Muita gente não se lembra, mas décadas atrás infelizmente era comum que crianças fossem acometidas pela poliomielite ainda nos primeiros anos da infância. A doença causada pelo poliovírus selvagem, que invade o sistema nervoso, pode causar paralisia em pernas e braços e deixar sequelas motoras por toda a vida. Até os anos 80, ao menos 1.000 crianças ficavam paralisadas a cada dia no mundo em decorrência da pólio, segundo a Organização Mundial da Saúde (OMS). Essa realidade mudou, inclusive no Brasil, graças à vacinação, que é a única forma até hoje criada de prevenir a poliomielite.
Desde 2016, porém, a adesão à vacinação vem caindo no país, o que fez a Organização Pan-Americana da Saúde (OPAS), braço da OMS nas Américas, incluir o Brasil na lista das nações que correm o risco da reintrodução do vírus da pólio. Na visão dos especialistas, quanto menos pessoas vacinadas, sobretudo as crianças que são mais vulneráveis ao vírus, maior o risco de a doença voltar a se espalhar.
Para garantir o acesso a essa e outras vacinas, o Programa Nacional de Imunizações (PNI) faz campanhas anuais para lembrar a população de manter a proteção em dia. A Campanha Nacional de Vacinação Contra a Poliomielite deste ano, promovida pelo Ministério da Saúde, ocorre até 14 de junho, embora a vacina continue disponível nas unidades básicas de saúde após a data. A meta é vacinar 95% do público-alvo, que abrange 13 milhões de crianças menores de cinco anos. Em 2023, 84,63% do público-alvo foi vacinado contra a pólio no Brasil, dado maior do que os 77% de 2022, segundo o Ministério da Saúde.
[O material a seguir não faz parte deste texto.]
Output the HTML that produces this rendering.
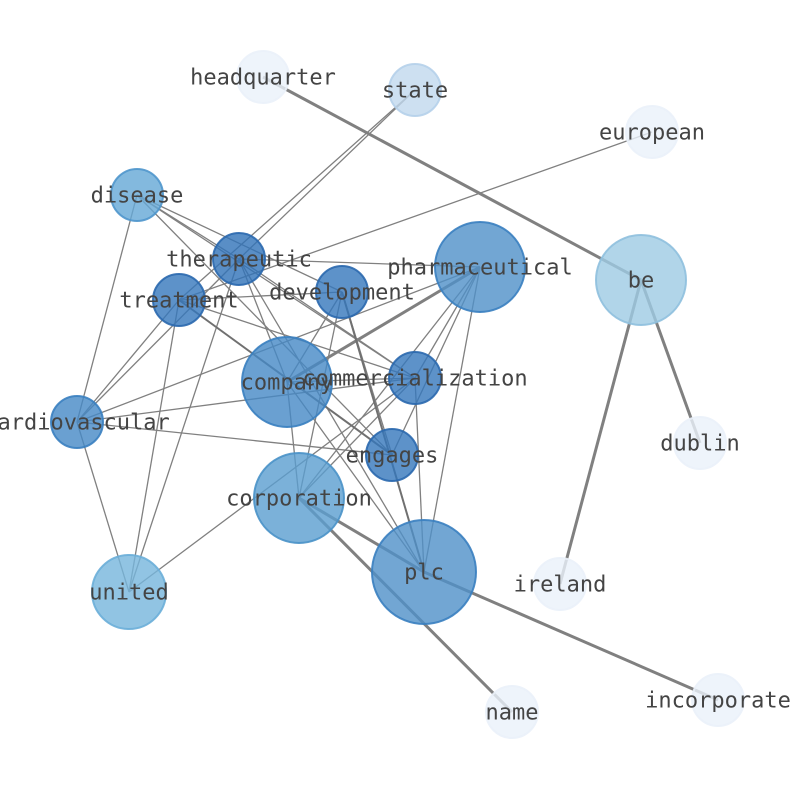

“Se não alcançarmos essa meta para garantir uma proteção em massa, vamos ter uma população vulnerável. A possível entrada do vírus entre viajantes deixa uma porta aberta para a reintrodução da doença. A única forma de fechar essa porta é vacinar toda a população-alvo”, afirma a gerente de Farmacovigilância do Butantan e diretora da Sociedade Brasileira de Imunizações (SBIm), Mayra Moura.
Esse risco existe porque, segundo a OMS, o vírus da poliomielite circula de forma endêmica no Paquistão, na Nigéria e no Afeganistão, mas alguns casos foram detectados em outros países nos últimos anos. Estes são indicativos de que o poliovírus continua se espalhando e que pode se propagar em qualquer ambiente onde a população não estiver majoritariamente protegida.
O relatório da OMS mostra que a cobertura global de imunização, incluindo a poliomielite, caiu de 86% em 2019 para 81% em 2021.
Paralisia, pulmão de aço e Zé Gotinha
A poliomielite começou a se propagar no Brasil ainda no começo do século XX e deixou uma legião de crianças com sequelas motoras e neurológicas. “Era comum ver crianças adoecendo, morrendo ou ficando com sequelas motoras por causa da doença. Foi por causa da pólio que foi criada a Associação de Assistência à Criança com Deficiência [AACD] no Brasil”, afirma a gerente de Farmacovigilância do Butantan.
Uma das vacinas contra a poliomielite criadas ainda na década de 50 – a em gotas Sabin – chegou a ser aplicada no Brasil, especialmente após a criação do PNI em 1973. Porém, a pouca oferta e a baixa adesão da população impediram a contenção dos surtos. “Além da paralisia, a poliomielite causa uma grande dificuldade de respirar e era comum ver crianças tendo que usar máquinas artificiais, conhecidas como pulmões de aço”, relembra.
Foi apenas após a criação em 1980 de um plano global de imunização contra a pólio, organizado pela OMS em 175 países, incluindo o Brasil, que a doença começou a ser contida realmente.
A campanha de vacinação contra a paralisia infantil, como passou a ser chamada no Brasil, criou o inesquecível Zé Gotinha e se tornou bastante popular. O nome do personagem fazia uma menção direta à vacina oral contra a pólio (VOP), que era dada em gotas. Em 1989, o Brasil parou de registrar casos de pólio e, em 1994, a doença foi erradicada no país.
Menor percepção de risco = menor procura por vacinas
O sucesso na erradicação da doença, por sua vez, mudou a percepção da população sobre a gravidade da pólio. As pessoas pararam de ver crianças doentes e adultos com sequelas, o que deu a sensação de que a doença não existia mais, mesmo sem a vacinação – o que não procede porque é a vacinação que mantém a erradicação do vírus ainda em voga.
“Quem não vê a doença, não vê a gravidade dela e nem a importância da vacinação, embora o vírus continue existindo mundo afora. Basta o vírus encontrar pessoas suscetíveis, como as não vacinadas, para elas adoecerem, transmitirem a doença e os casos crescerem exponencialmente”, afirma Mayra Moura.